Aim of the task:
Write out every entry precisely as given, leaving the pictures out.

Records from a data collection
========
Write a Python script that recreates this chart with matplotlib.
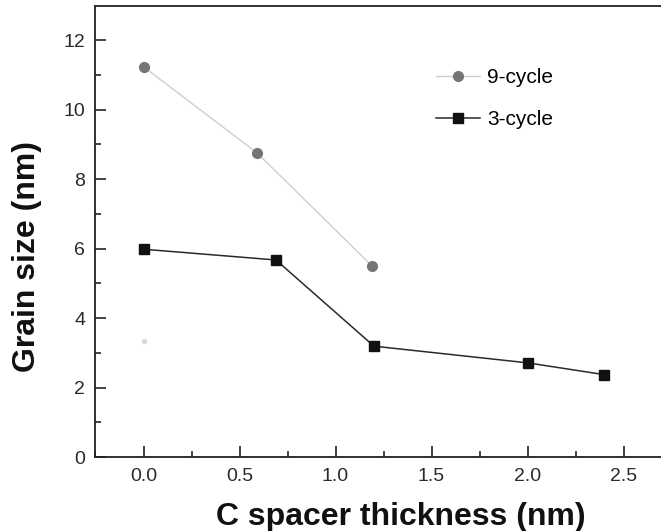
import matplotlib.pyplot as plt
from matplotlib.ticker import MultipleLocator

plt.rcParams['font.family'] = ['Liberation Sans', 'DejaVu Sans']

# data
x_9cycle = [0.0, 0.59, 1.19]
y_9cycle = [11.23, 8.76, 5.5]
x_3cycle = [0.0, 0.69, 1.2, 2.0, 2.4]
y_3cycle = [5.98, 5.67, 3.19, 2.71, 2.37]
x_faint = [0.0]
y_faint = [3.35]

fig = plt.figure(figsize=(6.61, 5.31), dpi=100)
ax = fig.add_axes([95 / 661, 1 - 457 / 531, 566 / 661, 451 / 531])

ax.plot(x_9cycle, y_9cycle, color='#cfcfcf', lw=1.0, marker='o', ms=7,
        mfc='#757575', mec='#757575', label='9-cycle')
ax.plot(x_3cycle, y_3cycle, color='#2a2a2a', lw=1.1, marker='s', ms=6.5,
        mfc='#111111', mec='#111111', label='3-cycle')
ax.plot(x_faint, y_faint, ls='none', marker='o', ms=3, mfc='#dadada', mec='#dadada')

ax.set_xlim(-0.2526, 2.695)
ax.set_ylim(0, 12.98)
ax.xaxis.set_major_locator(MultipleLocator(0.5))
ax.xaxis.set_minor_locator(MultipleLocator(0.25))
ax.yaxis.set_major_locator(MultipleLocator(2))
ax.yaxis.set_minor_locator(MultipleLocator(1))
ax.xaxis.set_major_formatter(plt.FormatStrFormatter('%.1f'))

ax.tick_params(which='both', direction='in', labelsize=14, width=1.2,
               color='#222222', labelcolor='#2a2a2a')
ax.tick_params(which='major', length=8)
ax.tick_params(which='minor', length=4.5)
ax.tick_params(axis='x', pad=8)
ax.tick_params(axis='y', pad=7)
for s in ['left', 'bottom', 'top']:
    ax.spines[s].set_linewidth(1.3)
    ax.spines[s].set_color('#222222')
ax.spines['right'].set_visible(False)

ax.set_xlabel('C spacer thickness (nm)', fontsize=23, fontweight='bold', color='#111111')
ax.set_ylabel('Grain size (nm)', fontsize=23, fontweight='bold', color='#111111')
ax.xaxis.set_label_coords((401 - 95) / 566, (457 - 502) / 451)
ax.yaxis.set_label_coords((42 - 95) / 566, (457 - 257) / 451)

ax.legend(loc='upper left', bbox_to_anchor=((436 - 95) / 566, (457 - 68) / 451),
          frameon=False, fontsize=15, borderpad=0, borderaxespad=0,
          handlelength=2.1, labelspacing=1.1, handletextpad=0.35)

fig.savefig('out.png', dpi=100)
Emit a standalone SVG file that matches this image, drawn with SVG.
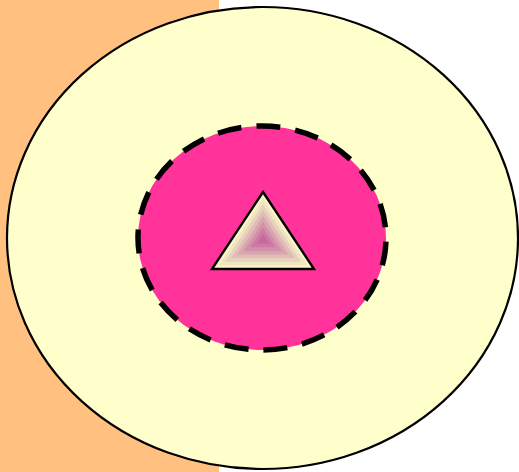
<svg xmlns="http://www.w3.org/2000/svg" width="519" height="472" viewBox="0 0 519 472">
<style>
.outline{stroke:#000;fill:none}
</style>
<rect x="0" y="0" width="519" height="472" fill="#ffffff"/>
<rect id="bg" x="0" y="0" width="219" height="472" fill="#ffc080"/>
<g id="outer">
<ellipse cx="262.5" cy="238" rx="255.5" ry="231" fill="#ffffcc" stroke="#000" stroke-width="2.2"/>
</g>
<g id="inner">
<ellipse cx="262" cy="238" rx="124" ry="112" fill="#ff3399" stroke="#000" stroke-width="5.5" stroke-dasharray="24 15.05" stroke-dashoffset="35.35"/>
</g>
<g id="triangle">
<g transform="translate(263 240)">
<polygon points="0,-48 -51,29 51,29" fill="#fbf7c8"/>
<polygon points="0,-42 -44.6,25.4 44.6,25.4" fill="#f2e6c2"/>
<polygon points="0,-36 -38.2,21.8 38.2,21.8" fill="#e8d2bc"/>
<polygon points="0,-30 -31.8,18.1 31.8,18.1" fill="#e0bcb6"/>
<polygon points="0,-24 -25.5,14.5 25.5,14.5" fill="#d9a6b0"/>
<polygon points="0,-18 -19.1,10.9 19.1,10.9" fill="#d290aa"/>
<polygon points="0,-12 -12.7,7.2 12.7,7.2" fill="#cd7aa4"/>
<polygon points="0,-6 -6.4,3.6 6.4,3.6" fill="#c8689e"/>
</g>
<polygon class="outline" points="263,192 212,269 314,269" stroke-width="2.4"/>
</g>
</svg>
========
Result of this task:
Write a Python script that recreates this chart with matplotlib.
import matplotlib.pyplot as plt
from matplotlib.ticker import MultipleLocator

plt.rcParams['font.family'] = ['Liberation Sans', 'DejaVu Sans']

# data
x_9cycle = [0.0, 0.59, 1.19]
y_9cycle = [11.23, 8.76, 5.5]
x_3cycle = [0.0, 0.69, 1.2, 2.0, 2.4]
y_3cycle = [5.98, 5.67, 3.19, 2.71, 2.37]
x_faint = [0.0]
y_faint = [3.35]

fig = plt.figure(figsize=(6.61, 5.31), dpi=100)
ax = fig.add_axes([95 / 661, 1 - 457 / 531, 566 / 661, 451 / 531])

ax.plot(x_9cycle, y_9cycle, color='#cfcfcf', lw=1.0, marker='o', ms=7,
        mfc='#757575', mec='#757575', label='9-cycle')
ax.plot(x_3cycle, y_3cycle, color='#2a2a2a', lw=1.1, marker='s', ms=6.5,
        mfc='#111111', mec='#111111', label='3-cycle')
ax.plot(x_faint, y_faint, ls='none', marker='o', ms=3, mfc='#dadada', mec='#dadada')

ax.set_xlim(-0.2526, 2.695)
ax.set_ylim(0, 12.98)
ax.xaxis.set_major_locator(MultipleLocator(0.5))
ax.xaxis.set_minor_locator(MultipleLocator(0.25))
ax.yaxis.set_major_locator(MultipleLocator(2))
ax.yaxis.set_minor_locator(MultipleLocator(1))
ax.xaxis.set_major_formatter(plt.FormatStrFormatter('%.1f'))

ax.tick_params(which='both', direction='in', labelsize=14, width=1.2,
               color='#222222', labelcolor='#2a2a2a')
ax.tick_params(which='major', length=8)
ax.tick_params(which='minor', length=4.5)
ax.tick_params(axis='x', pad=8)
ax.tick_params(axis='y', pad=7)
for s in ['left', 'bottom', 'top']:
    ax.spines[s].set_linewidth(1.3)
    ax.spines[s].set_color('#222222')
ax.spines['right'].set_visible(False)

ax.set_xlabel('C spacer thickness (nm)', fontsize=23, fontweight='bold', color='#111111')
ax.set_ylabel('Grain size (nm)', fontsize=23, fontweight='bold', color='#111111')
ax.xaxis.set_label_coords((401 - 95) / 566, (457 - 502) / 451)
ax.yaxis.set_label_coords((42 - 95) / 566, (457 - 257) / 451)

ax.legend(loc='upper left', bbox_to_anchor=((436 - 95) / 566, (457 - 68) / 451),
          frameon=False, fontsize=15, borderpad=0, borderaxespad=0,
          handlelength=2.1, labelspacing=1.1, handletextpad=0.35)

fig.savefig('out.png', dpi=100)
Emit a standalone SVG file that matches this image, drawn with SVG.
<svg xmlns="http://www.w3.org/2000/svg" width="519" height="472" viewBox="0 0 519 472">
<style>
.outline{stroke:#000;fill:none}
</style>
<rect x="0" y="0" width="519" height="472" fill="#ffffff"/>
<rect id="bg" x="0" y="0" width="219" height="472" fill="#ffc080"/>
<g id="outer">
<ellipse cx="262.5" cy="238" rx="255.5" ry="231" fill="#ffffcc" stroke="#000" stroke-width="2.2"/>
</g>
<g id="inner">
<ellipse cx="262" cy="238" rx="124" ry="112" fill="#ff3399" stroke="#000" stroke-width="5.5" stroke-dasharray="24 15.05" stroke-dashoffset="35.35"/>
</g>
<g id="triangle">
<g transform="translate(263 240)">
<polygon points="0,-48 -51,29 51,29" fill="#fbf7c8"/>
<polygon points="0,-42 -44.6,25.4 44.6,25.4" fill="#f2e6c2"/>
<polygon points="0,-36 -38.2,21.8 38.2,21.8" fill="#e8d2bc"/>
<polygon points="0,-30 -31.8,18.1 31.8,18.1" fill="#e0bcb6"/>
<polygon points="0,-24 -25.5,14.5 25.5,14.5" fill="#d9a6b0"/>
<polygon points="0,-18 -19.1,10.9 19.1,10.9" fill="#d290aa"/>
<polygon points="0,-12 -12.7,7.2 12.7,7.2" fill="#cd7aa4"/>
<polygon points="0,-6 -6.4,3.6 6.4,3.6" fill="#c8689e"/>
</g>
<polygon class="outline" points="263,192 212,269 314,269" stroke-width="2.4"/>
</g>
</svg>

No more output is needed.